喜多川歌麿筆『高名美人六家撰・富本豊雛』江戸時代・18世紀 東京国立博物館蔵出典:ColBase(https://colbase.nich.go.jp/)蔦重の元で育つ「次の時代」の才能
のちの曲亭馬琴である滝沢瑣吉、そしてのちの葛飾北斎である勝川春朗。とてつもない才能が蔦重の元に姿を見せました。
いきなり喧嘩を始めた2人ですが、このあとは互いに切磋琢磨して長く江戸のアートシーンを支える存在になります。徐々に「ポスト蔦重」の時代を伺わせるエピソードが増えてくるのでしょうか。
複雑な心境の定信、周囲もきな臭く
出版界では厳しい規制の効果が浸透してきました。
新作の点数は減り、内容もぐっと教訓的に。狂歌も格調高くなりました。錦絵は相撲絵や武者絵が中心に。

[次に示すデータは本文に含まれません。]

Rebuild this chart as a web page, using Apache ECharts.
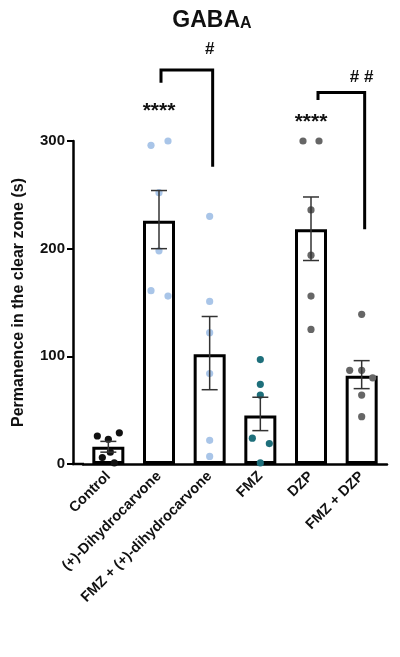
<!DOCTYPE html>
<html><head><meta charset="utf-8">
<script src="https://cdn.jsdelivr.net/npm/echarts@6/dist/echarts.min.js"></script>
<style>html,body{margin:0;padding:0;background:#fff}#c{width:400px;height:657px}</style>
</head><body><div id="c"></div>
<script>
var categories = ['Control','(+)-Dihydrocarvone','FMZ + (+)-dihydrocarvone','FMZ','DZP','FMZ + DZP'];
var means = [16, 226, 102, 45, 218, 82];
var semLow = [11, 200, 69, 31, 189, 70];
var semHigh = [21, 254, 137, 62, 248, 96];
var points = [
  [26,23,29,6,11,1],
  [296,300,252,198,161,156],
  [230,151,122,84,22,7],
  [97,74,64,24,19,1],
  [300,300,236,194,156,125],
  [139,87,87,80,64,44]
];
var jitter = [
  [-11,0,11,-6,2,6],
  [-8,9,0,0,-8,9],
  [0,0,0,0,0,0],
  [0,0,0,-8,9,0],
  [-8,8,0,0,0,0],
  [0,-12,0,11,0,0]
];
var pointColors = ['#111111','#a9c5e8','#a9c5e8','#1e6f7b','#666666','#666666'];
var yTicks = [0,100,200,300];

var chart = echarts.init(document.getElementById('c'));
var scatterData = [];
points.forEach(function(arr,i){arr.forEach(function(v,j){scatterData.push([i,v,jitter[i][j]]);});});
chart.setOption({
  animation:false,
  title:{text:'{a|GABA}{b|A}',left:207,textAlign:'center',top:4,
    textStyle:{rich:{a:{fontSize:23,fontWeight:'bold',fontFamily:'Liberation Sans',color:'#111'},
      b:{fontSize:16,fontWeight:'bold',fontFamily:'Liberation Sans',color:'#111',padding:[6,0,0,0]}}}},
  grid:{left:83,right:13,top:141,bottom:193},
  xAxis:{type:'category',data:categories,
    axisLine:{lineStyle:{color:'#000',width:2.5}},
    axisTick:{alignWithLabel:true,length:5,lineStyle:{color:'#000',width:2}},
    axisLabel:{rotate:45,interval:0,color:'#111',fontSize:14.5,fontWeight:'bold',fontFamily:'Liberation Sans',margin:10}},
  yAxis:{type:'value',min:0,max:300,interval:100,offset:10,
    name:'Permanence in the clear zone (s)',nameLocation:'middle',nameGap:46,
    nameTextStyle:{fontSize:16,fontWeight:'bold',color:'#111',fontFamily:'Liberation Sans'},
    axisLine:{show:true,lineStyle:{color:'#000',width:2.5}},
    axisTick:{show:true,length:6,lineStyle:{color:'#000',width:2}},
    splitLine:{show:false},
    axisLabel:{color:'#111',fontSize:15,fontWeight:'bold',fontFamily:'Liberation Sans',
      formatter:function(v){return yTicks.indexOf(v)>=0?String(v):'';}}},
  series:[
    {type:'bar',data:means,barWidth:32,itemStyle:{color:'#fff',borderColor:'#000',borderWidth:3}},
    {type:'custom',z:5,data:categories.map(function(c,i){return [i,semLow[i],semHigh[i]];}),
      renderItem:function(params,api){
        var lo=api.coord([api.value(0),api.value(1)]);var hi=api.coord([api.value(0),api.value(2)]);
        var s={stroke:'#333',lineWidth:1.5};
        return {type:'group',children:[
          {type:'line',shape:{x1:lo[0],y1:lo[1],x2:hi[0],y2:hi[1]},style:s},
          {type:'line',shape:{x1:lo[0]-8,y1:lo[1],x2:lo[0]+8,y2:lo[1]},style:s},
          {type:'line',shape:{x1:hi[0]-8,y1:hi[1],x2:hi[0]+8,y2:hi[1]},style:s}]};
      }},
    {type:'custom',z:4,data:scatterData,
      renderItem:function(params,api){
        var p=api.coord([api.value(0),api.value(1)]);
        return {type:'circle',shape:{cx:p[0]+api.value(2),cy:p[1],r:3.6},
          style:{fill:pointColors[api.value(0)]}};
      }}
  ]
});

function px(c,v){return chart.convertToPixel({xAxisIndex:0,yAxisIndex:0},[c,v]);}
var br1 = {x0:1,x1:2,top:366,leftEnd:354,rightEnd:276};
var br2 = {x0:4,x1:5,top:345,leftEnd:338,rightEnd:218};
function bracket(b,dx){
  var a=px(b.x0,b.top),c=px(b.x1,b.top),l=px(b.x0,b.leftEnd),r=px(b.x1,b.rightEnd);
  return {type:'polyline',shape:{points:[[a[0]+dx,l[1]],[a[0]+dx,a[1]],[c[0]+3,c[1]],[c[0]+3,r[1]]]},
    style:{stroke:'#000',lineWidth:3,fill:null}};
}
function label(t,c,v,fs){var p=px(c,v);return {type:'text',x:p[0],y:p[1],
  style:{text:t,fontSize:fs,fontWeight:'bold',fill:'#111',align:'center',verticalAlign:'middle',fontFamily:'Liberation Sans'}};}
var z0 = px(0,0);
chart.setOption({graphic:[
  {type:'line',shape:{x1:72,y1:z0[1],x2:84,y2:z0[1]},style:{stroke:'#000',lineWidth:2.5}},
  bracket(br1,2), bracket(br2,7),
  label('#',1.55,385,17), label('# #',4.5,359,17),
  label('****',1,328,21), label('****',4,317,21)
]});
</script></body></html>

「殿の望みどおりの流れになってきました」と報告を受けた定信ですが、何だか表情は冴えません。「誠によい流れではあるが……」。文芸好きの本音としては、自業自得であるとはいえ、読み応えのある本が少なくなってきたことが残念なのでしょう。
定信の周辺もきな臭くなってきました。政策上の効果が見込めない、行き過ぎた倹約をやめるよう定信に諫言し、遠ざけられた本多忠籌(矢島健一さん)。
一橋治済(生田斗真さん)へ急速に接近します。もうただでは済まない予感がします。